I have been reading whatever sources I could get my hands on today, regarding this problem. Most notes online about rate distortion theory come from the book Elements of Information Theory by Thomas M. Cover and Joy A. Thomas. The book seems well regarded so I assume i am misunderstanding something.
I.e the following slides. I am confused by the notation - which comes from the book. If we look at slides 14 and 16 in the slides deck linked.
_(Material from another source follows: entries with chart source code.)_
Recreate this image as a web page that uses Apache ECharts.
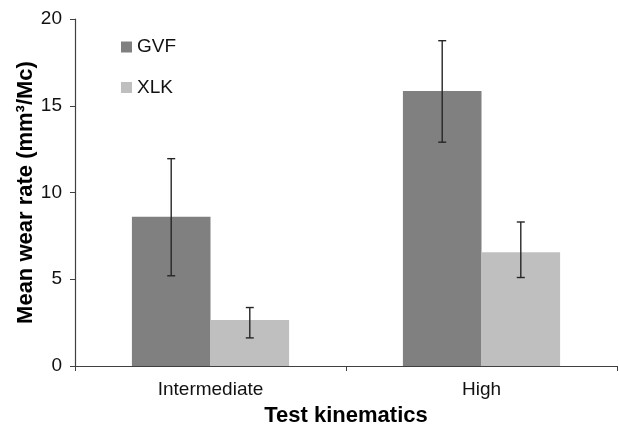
<!DOCTYPE html>
<html>
<head>
<meta charset="utf-8">
<script src="https://cdn.jsdelivr.net/npm/echarts@6/dist/echarts.min.js"></script>
<style>
html,body{margin:0;padding:0;background:#fff;}
#chart{width:619px;height:426px;}
</style>
</head>
<body>
<div id="chart"></div>
<script>
var categories = ['Intermediate', 'High'];
var gvfValues = [8.6, 15.85];
var xlkValues = [2.65, 6.55];
var gvfErrLow = [5.2, 12.9];
var gvfErrHigh = [11.95, 18.75];
var xlkErrLow = [1.62, 5.1];
var xlkErrHigh = [3.37, 8.3];
var yTicks = [0, 5, 10, 15, 20];

var CAT_GAP = 0.42;
var FONT = 'Liberation Sans, Arial, sans-serif';

function errorSeries(name, lows, highs, side) {
  var data = categories.map(function (c, i) { return [i, lows[i], highs[i]]; });
  return {
    type: 'custom',
    name: name + ' err',
    silent: true,
    z: 10,
    data: data,
    encode: { x: 0, y: [1, 2] },
    renderItem: function (params, api) {
      var idx = api.value(0);
      var lo = api.coord([idx, api.value(1)]);
      var hi = api.coord([idx, api.value(2)]);
      var band = api.size([1, 0])[0];
      var bw = band * (1 - CAT_GAP) / 2;
      var x = lo[0] + side * bw / 2;
      var cap = 4;
      var style = { stroke: '#262626', lineWidth: 1.4 };
      return {
        type: 'group',
        children: [
          { type: 'line', shape: { x1: x, y1: lo[1], x2: x, y2: hi[1] }, style: style },
          { type: 'line', shape: { x1: x - cap, y1: lo[1], x2: x + cap, y2: lo[1] }, style: style },
          { type: 'line', shape: { x1: x - cap, y1: hi[1], x2: x + cap, y2: hi[1] }, style: style }
        ]
      };
    }
  };
}

var chart = echarts.init(document.getElementById('chart'), null, { renderer: 'canvas' });
chart.setOption({
  animation: false,
  backgroundColor: '#ffffff',
  textStyle: { fontFamily: FONT },
  grid: { left: 75, right: 2, top: 19, bottom: 60, containLabel: false, outerBoundsMode: 'none' },
  legend: {
    data: ['GVF', 'XLK'],
    orient: 'vertical',
    left: 121,
    top: 37.5,
    padding: 0,
    icon: 'rect',
    itemWidth: 11,
    itemHeight: 11,
    itemGap: 21.5,
    textStyle: { fontSize: 19, color: '#111', fontFamily: FONT }
  },
  xAxis: {
    type: 'category',
    data: categories,
    name: 'Test kinematics',
    nameLocation: 'middle',
    nameGap: 39,
    nameMoveOverlap: false,
    nameTextStyle: { fontSize: 22, fontWeight: 'bold', color: '#000', fontFamily: FONT, verticalAlign: 'top' },
    axisLine: { lineStyle: { color: '#404040', width: 1.2 } },
    axisTick: { show: true, length: 5, alignWithLabel: false, lineStyle: { color: '#404040' } },
    axisLabel: { fontSize: 19, color: '#111', margin: 14, fontFamily: FONT },
    splitLine: { show: false }
  },
  yAxis: {
    type: 'value',
    min: yTicks[0],
    max: yTicks[yTicks.length - 1],
    interval: 5,
    name: 'Mean wear rate (mm³/Mc)',
    nameLocation: 'middle',
    nameRotate: 90,
    nameGap: 38,
    nameMoveOverlap: false,
    nameTextStyle: { fontSize: 22, fontWeight: 'bold', color: '#000', fontFamily: FONT },
    axisLine: { show: true, lineStyle: { color: '#404040', width: 1.2 } },
    axisTick: { show: true, length: 5, lineStyle: { color: '#404040' } },
    axisLabel: { fontSize: 19, color: '#111', margin: 13, fontFamily: FONT },
    splitLine: { show: false }
  },
  series: [
    {
      name: 'GVF',
      type: 'bar',
      data: gvfValues,
      barGap: '0%',
      barCategoryGap: (CAT_GAP * 100) + '%',
      itemStyle: { color: '#808080' }
    },
    {
      name: 'XLK',
      type: 'bar',
      data: xlkValues,
      barGap: '0%',
      barCategoryGap: (CAT_GAP * 100) + '%',
      itemStyle: { color: '#bfbfbf' }
    },
    errorSeries('GVF', gvfErrLow, gvfErrHigh, -1),
    errorSeries('XLK', xlkErrLow, xlkErrHigh, 1)
  ]
});
</script>
</body>
</html>
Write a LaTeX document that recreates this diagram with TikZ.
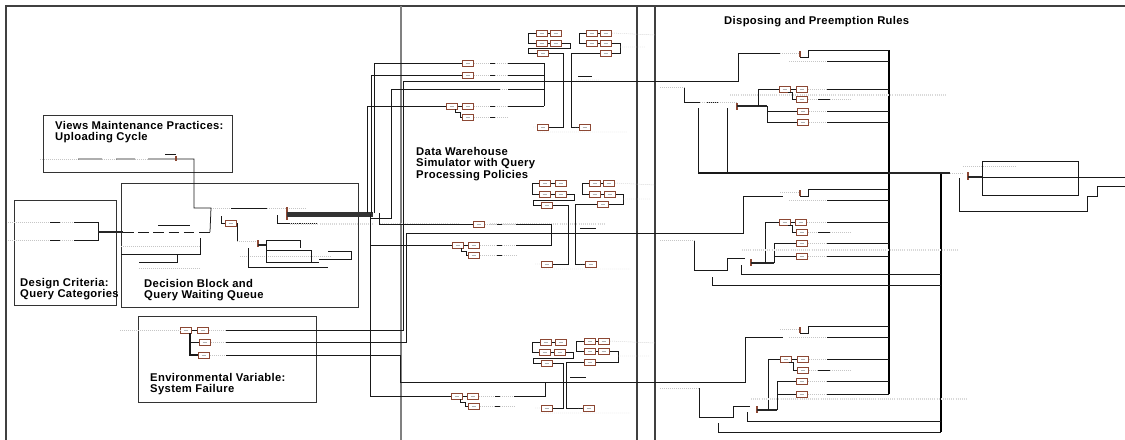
\documentclass[tikz,border=0pt]{standalone}
\usepackage{fontspec}
\setmainfont[LetterSpace=3]{Liberation Sans}
\usepackage{xcolor}
\definecolor{modbrown}{RGB}{140,72,52}
\usetikzlibrary{calc}

\begin{document}
\begin{tikzpicture}[x=0.03cm,y=-0.03cm,
  frame/.style={draw=black!75,line width=0.9pt},
  box/.style={draw=black!80,line width=0.7pt},
  mod/.style={draw=modbrown,fill=white,line width=0.85pt,minimum width=0.32cm,minimum height=0.18cm,inner sep=0pt,
    path picture={\draw[gray!60,line width=0.3pt] ([xshift=-2pt]path picture bounding box.center) -- ([xshift=2pt]path picture bounding box.center);}},
  wire/.style={black!90,line width=0.65pt},
  bus/.style={black,line width=1.6pt},
  heavy/.style={black!85,line width=1.9pt},
  trace/.style={gray!45,line width=0.4pt,dash pattern=on 0.8pt off 0.9pt},
  bars/.style={gray!30,line width=2pt,dash pattern=on 0.6pt off 1.2pt},
  tick/.style={modbrown,line width=0.9pt},
  lab/.style={font=\fontsize{9.6}{9.7}\selectfont\bfseries,align=left,anchor=north west,inner sep=0pt}]
\clip (0,0) rectangle (1125,439);

% frames and areas
\draw[frame] (6,445) -- (6,6) -- (1130,6);
\draw[frame,draw=black!50,line width=1.4pt] (401,6) -- (401,445);
\draw[frame] (637,6) -- (637,445);
\draw[frame] (655,6) -- (655,445);
\draw[box] (43,115) rectangle (232,172);
\draw[box] (14,200) rectangle (116,305);
\draw[box] (121,183) rectangle (358,307);
\draw[box] (138,316) rectangle (316,402);

\node[lab] (viewsLab) at (55,121) {Views Maintenance Practices:\\Uploading Cycle};
\node[lab] (designLab) at (20,278) {Design Criteria:\\Query Categories};
\node[lab] (decisionLab) at (144,279) {Decision Block and\\Query Waiting Queue};
\node[lab] (envLab) at (150,373) {Environmental Variable:\\System Failure};
\node[lab] (dwLab) at (416,147) {Data Warehouse\\Simulator with Query\\Processing Policies};
\node[lab] (dispLab) at (724,16) {Disposing and Preemption Rules};

% modules
\foreach \n/\x/\y in {tA1/542/33,tA2/556/33,tA3/542/43,tA4/556/43,tA5/543/53,
  tB1/592/33,tB2/606/33,tB3/592/43,tB4/606/43,tB5/606/53,tC1/543/127,tC2/585/127,
  tL1/468/63,tL2/468/75,tL3/452/106,tL4/468/106,tL5/468/117,
  mA1/545/183,mA2/561/183,mA3/545/194,mA4/561/194,mA5/547/205,
  mB1/595/183,mB2/609/183,mB3/595/194,mB4/610/194,mB5/603/204,mC1/547/264,mC2/591/264,
  mL1/479/224,mL2/458/245,mL3/474/245,mL4/474/255,
  bA1/546/342,bA2/561/342,bA3/545/352,bA4/560/352,bA5/547/363,
  bB1/590/341,bB2/604/341,bB3/590/351,bB4/604/351,bB5/590/362,bC1/547/408,bC2/589/408,
  bL1/457/396,bL2/473/396,bL3/474/406,
  dT1/785/89,dT2/802/89,dT3/802/99,dT4/803/111,dT5/803/122,
  dM1/785/222,dM2/801/222,dM3/802/232,dM4/802/243,dM5/802/256,
  dB1/786/359,dB2/803/359,dB3/803/370,dB4/802/381,dB5/802/394,
  eV1/186/330,eV2/203/330,eV3/205/342,eV4/204/355,q1/231/223}
  \node[mod] (\n) at (\x,\y) {};

% design criteria and uploading cycle
\draw[trace] (8,222) -- (50,222) (8,240) -- (50,240) (60,222) -- (74,222) (60,240) -- (74,240);
\draw[wire] (50,222) -- (60,222) (74,222) -- (98,222) -- (98,240) -- (74,240) (50,240) -- (60,240);
\draw[heavy] (98,232) -- (123,232);
\draw[wire,dash pattern=on 9pt off 4pt] (123,232) -- (210,232);
\draw[wire] (158,225) -- (190,225);
\draw[trace] (40,159) -- (78,159) (102,159) -- (116,159) (135,159) -- (148,159) (211,208) -- (231,208) (267,208) -- (305,208);
\draw[wire] (78,159) -- (102,159) (116,159) -- (135,159) (148,159) -- (194,159) -- (194,208) -- (211,208) -- (210,232);
\draw[wire] (165,154) -- (176,154) (231,208) -- (267,208);
\draw[tick] (176,156) -- (176,161);

% decision block
\draw[wire] (221,216) -- (221,223) -- (q1.west);
\draw[wire] (q1.east) -- (237,223) -- (237,241);
\draw[trace] (237,241) -- (258,241) (121,246) -- (200,246) (139,268) -- (200,268) (240,256) -- (330,256);
\draw[tick] (258,240) -- (258,247);
\draw[heavy] (258,245) -- (266,245);
\draw[wire] (266,262) -- (266,240) -- (300,240) -- (300,248);
\draw[wire] (266,250) -- (311,250) -- (311,262);
\draw[wire] (266,262) -- (319,262) (319,259) -- (351,259) -- (351,251) -- (328,251);
\draw[wire] (248,248) -- (248,267) -- (328,267);
\draw[wire] (121,254) -- (200,254) -- (200,238);
\draw[wire] (177,254) -- (177,262) -- (139,262);
\draw[tick] (287,207) -- (287,220);
\draw[line width=4.5pt,black!80] (287,214.5) -- (373,214.5);
\draw[wire] (277,215) -- (277,223) -- (318,223);
\draw[bars] (290,224) -- (373,224) (380,224) -- (460,224) (490,224) -- (605,224);

% risers from the bundle
\draw[wire] (374,213) -- (374,63) -- (tL1.west);
\draw[wire] (371,213) -- (371,75) -- (tL2.west);
\draw[wire] (367,213) -- (367,106) -- (tL3.west);
\draw[wire] (370,218) -- (391,218) -- (391,89) -- (500,89);
\draw[wire] (379,213) -- (379,224) -- (mL1.west);
\draw[wire] (370,214) -- (370,396) -- (bL1.west);
\draw[wire] (370,245) -- (mL2.west);

% environmental variable
\draw[trace] (120,330) -- (eV1.west) (eV2.east) -- (226,330) (eV3.east) -- (226,342) (eV4.east) -- (226,355);
\draw[wire] (eV1) -- (eV2);
\draw[wire,line width=0.9pt] (190,333) -- (190,355) -- (eV4.west);
\draw[wire] (190,342) -- (eV3.west);
\draw[wire] (226,330) -- (403,330) -- (403,81) -- (738,81) -- (738,53) -- (780,53);
\draw[wire] (226,342) -- (406,342) -- (406,233) -- (743,233) -- (743,196) -- (783,196);
\draw[wire] (226,355) -- (400,355) -- (400,382) -- (745,382) -- (745,337) -- (783,337);

% simulator, upper part
\draw[wire] (tA1) -- (tA2) (tA3) -- (tA4) (tB1) -- (tB2) (tB3) -- (tB4) (tL3) -- (tL4);
\draw[wire] (tA1.west) -- (528,33) -- (528,43) -- (tA3.west);
\draw[wire] (tA4.east) -- (570,43) -- (570,48) -- (528,48) -- (528,53) -- (tA5.west);
\draw[wire] (tA5.east) -- (563,53) -- (563,127) -- (tC1.east);
\draw[wire] (tB5.west) -- (571,53) -- (571,127) -- (tC2.west);
\draw[wire] (tB1.west) -- (579,33) -- (579,43) -- (tB3.west);
\draw[wire] (tB4.east) -- (620,43) -- (620,53) -- (tB5.east);
\draw[wire] (578,76) -- (592,76);
\draw[wire] (455,109) -- (455,112) -- (460,112) -- (460,117) -- (tL5.west);
\draw[trace] (tB2.east) -- (655,35) (620,47) -- (645,47) (533,127) -- (tC1.west) (575,127) -- (tC2.west) (538,132) -- (627,132) (576,80) -- (600,80);
\foreach \r/\m in {63/tL1,75/tL2,106/tL4,117/tL5} {
  \draw[trace] (\m.east) -- (490,\r) (495,\r) -- (508,\r);
  \draw[wire] (490,\r) -- (495,\r);
}
\draw[trace] (500,89) -- (508,89);
\draw[wire] (508,63) -- (544,63) (508,75) -- (544,75) (508,89) -- (544,89) (508,106) -- (544,106) (544,63) -- (544,106);

% simulator, middle part
\draw[wire] (mA1) -- (mA2) (mA3) -- (mA4) (mB1) -- (mB2) (mB3) -- (mB4) (mL2) -- (mL3);
\draw[wire] (mA1.west) -- (532,183) -- (532,194) -- (mA3.west);
\draw[wire] (mA4.east) -- (574,194) -- (574,200) -- (533,200) -- (533,205) -- (mA5.west);
\draw[wire] (mA5.east) -- (568,205) -- (568,264) -- (mC1.east);
\draw[wire] (mB5.west) -- (575,204) -- (575,264) -- (mC2.west);
\draw[wire] (mB1.west) -- (582,183) -- (582,194) -- (mB3.west);
\draw[wire] (mB4.east) -- (623,194) -- (623,204) -- (mB5.east);
\draw[wire] (580,228) -- (596,228);
\draw[wire] (461,248) -- (461,251) -- (466,251) -- (466,255) -- (mL4.west);
\draw[trace] (mB2.east) -- (655,185) (623,199) -- (650,199) (535,264) -- (mC1.west) (580,264) -- (mC2.west) (540,269) -- (630,269);
\foreach \r/\m in {224/mL1,245/mL3,255/mL4} {
  \draw[trace] (\m.east) -- (497,\r) (502,\r) -- (516,\r);
  \draw[wire] (497,\r) -- (502,\r);
}
\draw[wire] (516,224) -- (551,224) -- (551,245) -- (516,245);

% simulator, lower part
\draw[wire] (bA1) -- (bA2) (bA3) -- (bA4) (bB1) -- (bB2) (bB3) -- (bB4) (bL1) -- (bL2);
\draw[wire] (bA1.west) -- (532,342) -- (532,352) -- (bA3.west);
\draw[wire] (bA4.east) -- (573,352) -- (573,358) -- (533,358) -- (533,363) -- (bA5.west);
\draw[wire] (bA5.east) -- (563,363) -- (563,408) -- (bC1.east);
\draw[wire] (bB5.west) -- (566,362) -- (566,408) -- (bC2.west);
\draw[wire] (bB1.west) -- (576,341) -- (576,351) -- (bB3.west);
\draw[wire] (bB4.east) -- (618,351) -- (618,362) -- (bB5.east);
\draw[wire] (570,377) -- (586,377);
\draw[wire] (460,399) -- (460,402) -- (465,402) -- (465,406) -- (bL3.west);
\draw[trace] (bB2.east) -- (655,343) (618,356) -- (650,356) (535,408) -- (bC1.west) (578,408) -- (bC2.west) (540,413) -- (630,413);
\foreach \r/\m in {396/bL2,406/bL3} {
  \draw[trace] (\m.east) -- (495,\r) (500,\r) -- (514,\r);
  \draw[wire] (495,\r) -- (500,\r);
}
\draw[wire] (514,396) -- (545,396) -- (545,382);

% disposing and preemption
\draw[bus] (889,50) -- (889,394);
\draw[line width=1.2pt] (941,173) -- (941,432);
\foreach \t/\s in {0/0,139/137,276/290} {
  \draw[trace] (780,53+\t) -- (800,53+\t) (808,50+\t) -- (827,50+\t) (789,61+\t) -- (827,61+\t);
  \draw[tick] (800,51+\t) -- (800,57+\t);
  \draw[wire] (800,57+\t) -- (808,57+\t) -- (808,50+\t) -- (889,50+\t);
  \draw[wire] (827,61+\t) -- (889,61+\t);
}
% top
\draw[wire] (684,87) -- (684,102) -- (700,102) (707,102) -- (718,102);
\draw[trace] (700,102) -- (737,102) (660,87) -- (684,87);
\draw[tick] (737,103) -- (737,110);
\draw[heavy] (737,106) -- (767,106);
\draw[wire] (758,106) -- (758,89) -- (dT1.west);
\draw[wire] (767,106) -- (767,122) -- (dT5.west) (767,111) -- (dT4.west);
\draw[wire] (dT1) -- (dT2) (788,92) -- (792,92) -- (792,99) -- (dT3.west);
\draw[wire] (698,108) -- (698,173) (727,108) -- (727,173);
\draw[wire,line width=1pt] (698,173) -- (889,173);
\draw[heavy] (889,173) -- (950,173);
\draw[bars] (730,95) -- (947,95);
% middle
\draw[wire] (694,240) -- (694,270) -- (727,270) -- (727,258) -- (745,258);
\draw[trace] (660,240) -- (694,240);
\draw[tick] (751,259) -- (751,266);
\draw[heavy] (751,263) -- (774,263);
\draw[wire] (765,263) -- (765,222) -- (dM1.west);
\draw[wire] (774,263) -- (774,243) -- (dM4.west) (774,256) -- (dM5.west);
\draw[wire] (dM1) -- (dM2) (788,225) -- (792,225) -- (792,232) -- (dM3.west);
\draw[wire] (741,265) -- (741,274) -- (941,274) (712,277) -- (712,285) -- (941,285);
\draw[bars] (742,250) -- (958,250);
% bottom
\draw[wire] (699,388) -- (699,417) -- (733,417) -- (733,406) -- (750,406);
\draw[trace] (660,388) -- (699,388);
\draw[tick] (757,406) -- (757,413);
\draw[heavy] (757,410) -- (777,410);
\draw[wire] (768,410) -- (768,359) -- (dB1.west);
\draw[wire] (777,410) -- (777,381) -- (dB4.west) (777,394) -- (dB5.west);
\draw[wire] (dB1) -- (dB2) (789,362) -- (793,362) -- (793,370) -- (dB3.west);
\draw[wire] (747,412) -- (747,421) -- (941,421) (718,423) -- (718,432) -- (941,432);
\draw[bars] (751,399) -- (967,399);
% box exits to the bus
\foreach \m/\r in {dT2/89,dT4/111,dT5/122,dM2/222,dM4/243,dM5/256,dB2/359,dB4/381,dB5/394} {
  \draw[trace] (\m.east) -- (827,\r);
  \draw[wire] (827,\r) -- (889,\r);
}
\foreach \m/\r in {dT3/99,dM3/232,dB3/370} {
  \draw[trace] (\m.east) -- (818,\r) (830,\r) -- (850,\r);
  \draw[wire] (818,\r) -- (830,\r);
}

% exit
\draw[trace] (950,173) -- (962,173) (963,166) -- (1015,166);
\draw[tick] (968,172) -- (968,180);
\draw[heavy] (968,177) -- (982,177);
\draw[wire] (982,161) -- (982,195) (982,161) -- (1078,161) -- (1078,195) -- (982,195);
\draw[wire] (982,177) -- (1125,177);
\draw[wire] (959,178) -- (959,211) -- (1087,211) -- (1087,196) -- (1097,196) -- (1097,186) -- (1125,186);
\end{tikzpicture}
\end{document}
Firstly on slide 14 they denote a sequence of random variables (i.e a sequence of bits, as far as I understand) as $X^n$ $$ X^n = (X_{1}, \ldots, X_{n}), \quad X_{n} \sim p(x) $$ and the codeword for that sequence as $\hat{X}^n$. Now moving on to slide 16 they seem to mix between $X^n$ and $x^n$ i.e they mention that the distortion between sequences $$ d\left(x^{n}, \hat{x}^{n}\right)=\frac{1}{n} \sum_{i=1}^{n} d\left(x_{i}, \hat{x}_{i}\right) $$
And distortion for a $\left(2^{n R}, n\right)$ code: $$ D=E d\left(X^{n}, g_{n}\left(f_{n}\left(X^{n}\right)\right)\right)=\sum_{x^{n}} p\left(x^{n}\right) d\left(x^{n}, g_{n}\left(f_{n}\left(x^{n}\right)\right)\right) $$
but as far as i can tell they are the same thing? What is the idea behind this, if any? Am missing something. This notation is consistent across all sources I could find.
$X$ is a random variable whilst $x$ is an observation. In the same way, $X^n$ is a joint random variable that consists of $n$ i.i.d random variables whilst $x^n$ is an observation (or realisation) of the random variable $X^n$.
For instance, let $X$ be a random variable that represents a coin toss (you can for instance assume heads = $1$ and tails = $0$). In this case $X \sim \text{Bern}(1/2)$. If you observe $n$ iid variables as the same time then you have the random variable $X^n$. If you sample $X^n$ then you get a $n$ -bit vector which is denoted as $x^n$. In our example, there would be $2^n$ different values that $x^n$ can take.
So $X^n$ is the joint random variable $(X_1, X_2, ..., X_n)$ whilst $x^n = x_1x_2...x_n$ is a realisation.
Let $x^n$ and $\hat{x}^n$ be two different $n$-bit vectors, where $\hat{x}^n = \phi(x^n) $ for some arbitrary function $\phi(\cdot)$, then the distortion due to the application of $\phi(\cdot)$ is $d(x^n, \phi(x^n)) = d(x^n, \hat{x}^n)$, where $d$ is some chosen distortion function.
If each $x_i$ is independent then $d(x^n, \hat{x}^n) = \sum _{i} d(x_i, \hat{x}_i)$ where the distortion in this case will be the distortion per $n$ bits. If the distortion needs to be calculated on a 'per bit' basis then you can just divide by $n$, i.e. $d(x^n, \hat{x}^n) = \frac{1}{n} \sum _i d(x_i, \hat{x}_i)$.
If we want to find the expected distortion caused by the application of $\phi(\cdot)$ to $X^n$ then we can compute
\begin{align} \mathbb{E}[d(X^n , \phi(X^n)] = \sum_{x^n \in \mathcal{X}^n} p({x^n}) d(x^n , \phi(x^n)) \end{align}
$\mathcal{X}^n$ is the set of the $2^n$ possible values of $x^n$. The distortion of a code is defined as being $\mathbb{E}[d(X^n , \phi(X^n)]$ where $\phi(\cdot) = g_n(f_n(\cdot))$. Here, $f_n(\cdot)$ is the encoder and $g_n(\cdot)$ is the decoder.